As a data scientist I cannot solve business problems if appropriate data is not available. However, this is the situation faced by security leaders on a daily basis – they have to make strategic decisions, which will impact their cyber security posture, without having access to the insights they need. How can they overcome the twin challenges of a lack of visibility (not enough of the right information) and a lack of confidence (untrusted information)? By developing a robust security metrics programme.
The ability to make informed operational security decisions based on trusted metrics, delivered via automated continuous controls monitoring, could enable security leaders to have confidence that their company and sensitive data is protected. This is evidenced by a July 2019 study, conducted by Forrester Consulting, which surveyed over 250 senior security decision makers in North America and Europe.
Over half (57%) of those surveyed said that having a range of security metrics, such as key performance indicators, key risk indicators, and service-level agreement metrics aligned to any security framework, would be a ‘extremely valuable’ capabilities in a cybersecurity solution.
So automation and a trusted pipeline are needed but what about the metrics themselves? The different types of metrics have different purposes, but if you’re just starting to develop (or refresh) your metrics programme, beginning with metrics that measure your operational security processes is often your best bet.
In my experience, there are four founding principles if you want to develop trusted operational security metrics that are relevant for your organisation:
- Start with process
When starting to develop a metrics program from scratch it’s important to walk before you can run! Often stakeholders (typically CxOs, IT teams, BISOs) find ‘risk metrics’ too abstract to drive action. They may each have different opinions about what ‘risk’ actually is – either because of their role, or their incentives. This results in an uphill battle to create shared understanding of a problem across a diverse group of people, all of whom need to pull in the same direction for security to get stuff done.
A more advisable approach is to start with measuring the performance and efficacy of security process. Making the shift from reporting risk to reporting process goes a long way towards tackling these challenges. You stand a much better chance of creating common ground for a conversation about improving security by delivering insights about how successful a process is right now and what actions can deliver the greatest uplift in effectiveness and/or efficiency.

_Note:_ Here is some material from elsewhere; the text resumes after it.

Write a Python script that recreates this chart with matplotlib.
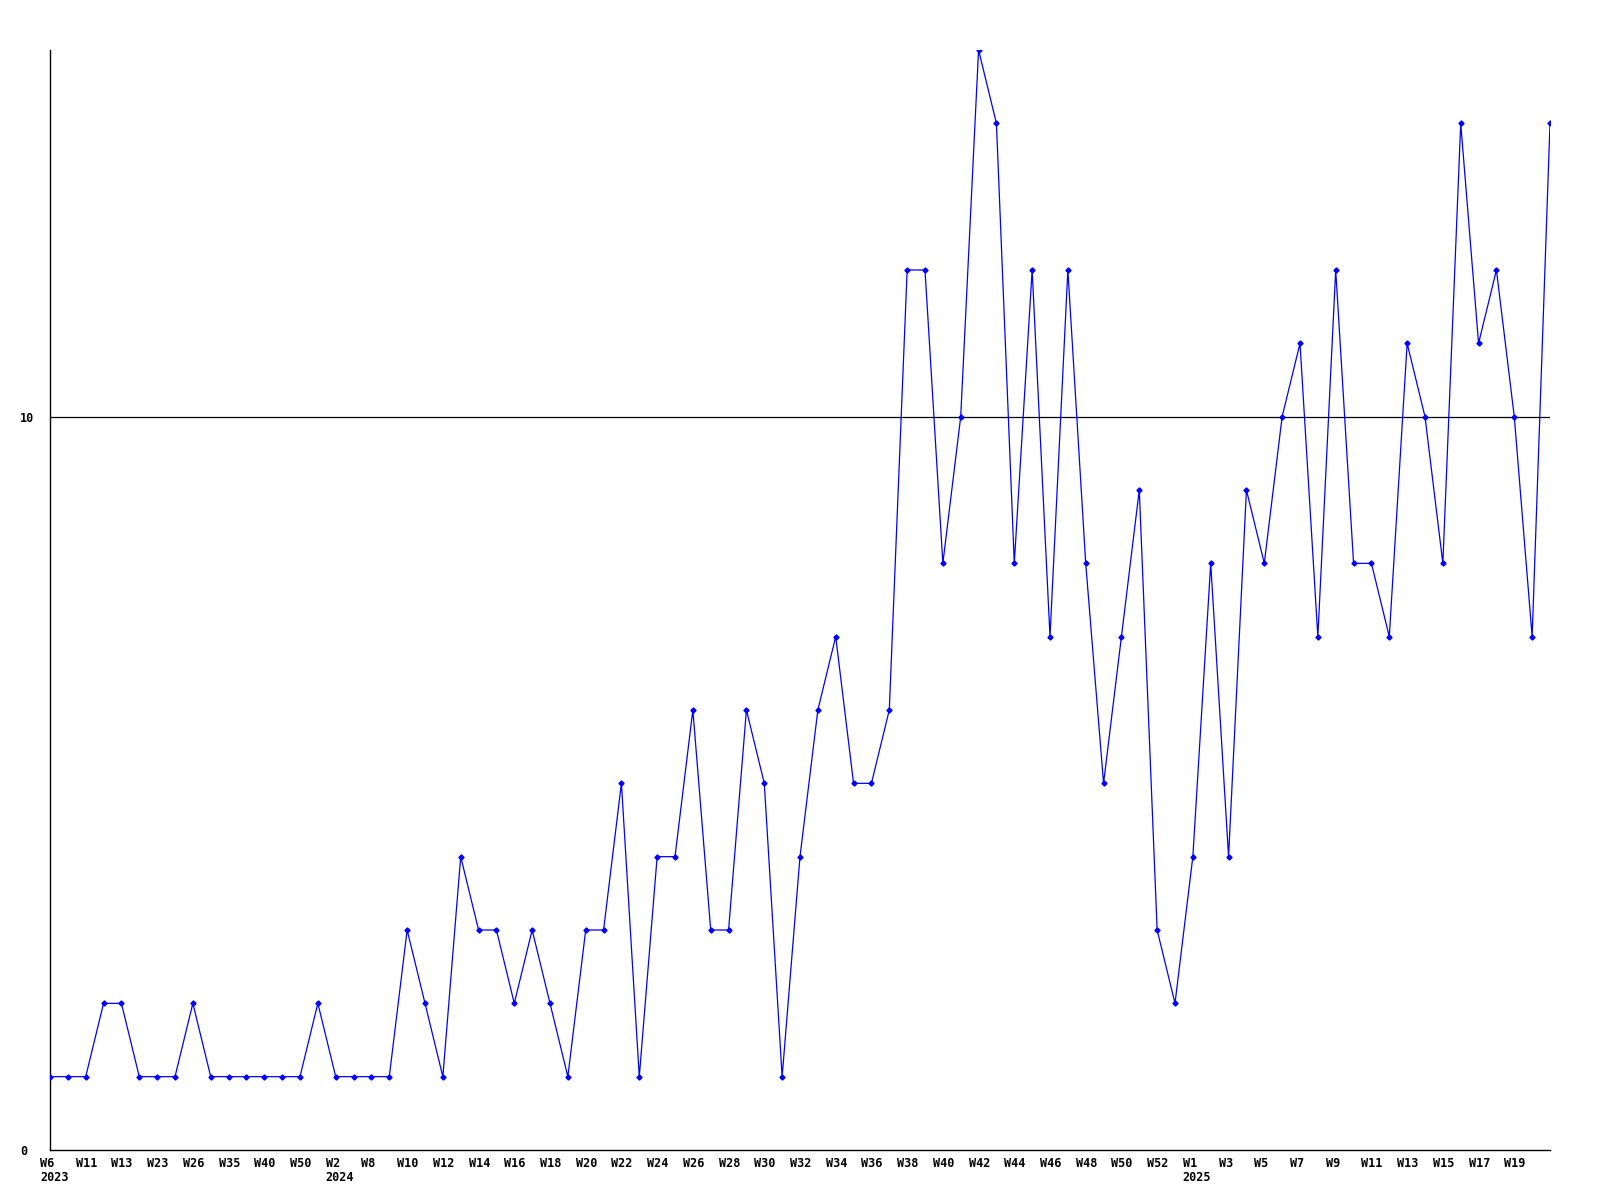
import matplotlib
matplotlib.use("Agg")
import matplotlib.pyplot as plt
from matplotlib.transforms import ScaledTranslation

# Week labels (every other point is labelled on the axis)
weeks = [
    "W6\n2023", "W8", "W11", "W12", "W13", "W20", "W23", "W25", "W26", "W30",
    "W35", "W38", "W40", "W45", "W50", "W1", "W2\n2024", "W5", "W8", "W9",
    "W10", "W11", "W12", "W13", "W14", "W15", "W16", "W17", "W18", "W19",
    "W20", "W21", "W22", "W23", "W24", "W25", "W26", "W27", "W28", "W29",
    "W30", "W31", "W32", "W33", "W34", "W35", "W36", "W37", "W38", "W39",
    "W40", "W41", "W42", "W43", "W44", "W45", "W46", "W47", "W48", "W49",
    "W50", "W51", "W52", "W53", "W1\n2025", "W2", "W3", "W4", "W5", "W6",
    "W7", "W8", "W9", "W10", "W11", "W12", "W13", "W14", "W15", "W16",
    "W17", "W18", "W19", "W20", "W21",
]
values = [
    1, 1, 1, 2, 2, 1, 1, 1, 2, 1,
    1, 1, 1, 1, 1, 2, 1, 1, 1, 1,
    3, 2, 1, 4, 3, 3, 2, 3, 2, 1,
    3, 3, 5, 1, 4, 4, 6, 3, 3, 6,
    5, 1, 4, 6, 7, 5, 5, 6, 12, 12,
    8, 10, 15, 14, 8, 12, 7, 12, 8, 5,
    7, 9, 3, 2, 4, 8, 4, 9, 8, 10,
    11, 7, 12, 8, 8, 7, 11, 10, 8, 14,
    11, 12, 10, 7, 14,
]
y_ticks = [0, 10]

fig = plt.figure(figsize=(16, 12), dpi=100)
ax = fig.add_axes([50 / 1600, 50 / 1200, 1500 / 1600, 1100 / 1200])

x = list(range(len(values)))
ax.plot(x, values, color="#0000ff", linewidth=0.9, marker="D", markersize=2.6,
        markerfacecolor="#0000ff", markeredgecolor="#0000ff", zorder=3)

ax.set_xlim(0, len(values) - 1)
ax.set_ylim(0, 15)

for s in ["top", "right"]:
    ax.spines[s].set_visible(False)
for s in ["left", "bottom"]:
    ax.spines[s].set_color("black")
    ax.spines[s].set_linewidth(1.0)

ax.axhline(10, color="black", linewidth=0.9, zorder=1)

font = dict(family="DejaVu Sans Mono", weight="bold", size=8.5)

tick_idx = x[0:len(values) - 2:2]
ax.set_xticks(tick_idx)
ax.set_xticklabels([weeks[i] for i in tick_idx], **font)
ax.tick_params(axis="x", length=0, pad=5)
for lab in ax.get_xticklabels():
    lab.set_ha("left")
    lab.set_va("top")
    lab.set_linespacing(1.1)
    lab.set_transform(lab.get_transform() + ScaledTranslation(-10 / 100, 0, fig.dpi_scale_trans))

ax.set_yticks(y_ticks)
ax.set_yticklabels([str(v) for v in y_ticks], **font)
ax.tick_params(axis="y", length=0, pad=21.6)
for lab in ax.get_yticklabels():
    lab.set_ha("left")

fig.savefig("out.png", dpi=100, facecolor="white")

- Understand the reality of the process
It’s also important to invest time in understanding the reality of the processes being measured. If you don’t understand exactly how the process is applied in an organisation before you build metrics to assess its efficacy, the results will inevitably be misleading, as you’re not measuring what you think you are!
To counter this, examine the whole process and look at the nuances in how things are done by different IT teams who support different platforms in different geographies. Appreciating all this up front and engaging with the people involved will help massively with usability, and therefore acceptance, of the metrics you eventually build.
The other reason for getting closer to the process is so you can develop metrics that are ‘good enough for today’. So rather than over-engineering for an end state on lots of long and tedious conference calls with 20 people that result in zero agreement on what to measure, it’s far more productive to figure out where you are now process-wise and how to get somewhere better in as big a step as is feasible for your organisation – all in a justifiable timescale.
- Create one metric per process
Metrics come into their own when they act first as a tool to help people understand what’s going on, what you need to do to improve, then how to track progress and measure success.
Start by creating one metric per process (think granularly!) – then, if this metric goes out of tolerance, you’ll have a clear idea of how to address this. For example, “number of high severity vulnerabilities” is not easily actionable. If this goes beyond your tolerance what action do you take? It’s affected by multiple processes as well as circumstances beyond your control (patch Tuesday anyone?).
As metrics are developed and you get new views on what your data is telling you, you’ll likely uncover things that are slipping between the cracks of existing processes. If you have a metric that tracks the current status of a given process, but you require several projects to deal with legacy issues that existed before the process was created/updated, there is no harm in splitting that historical data out and tracking those remediation projects separately. This will help you avoid the situation where your metric confuses good current performance with past problems that are now under management via a different – and possibly longer term – process.
This will ultimately allow you to present metrics with more confidence in how they can be improved and on what timescales, as they are directly influenced by specific actions.
- Be clear on the type of process failure
If a metric highlights instances of process failure, figure out if those instances are outliers, or if there is a systemic problem. These two types of issue are likely to require different actions and/or different timescales to address. Of course, we all hope that processes will result in achieving an expected level of security – and that they’ll be followed to the letter. But, where this isn’t the case, we need to dig into why in order to determine our best course of action.
If you follow this approach to develop process-aligned, realistic, granular, actionable metrics you’ll be taking the first step on the journey towards an effective security metrics programme. This will give you visibility and confidence – and that will enable you to have a true impact on the cyber posture of your business.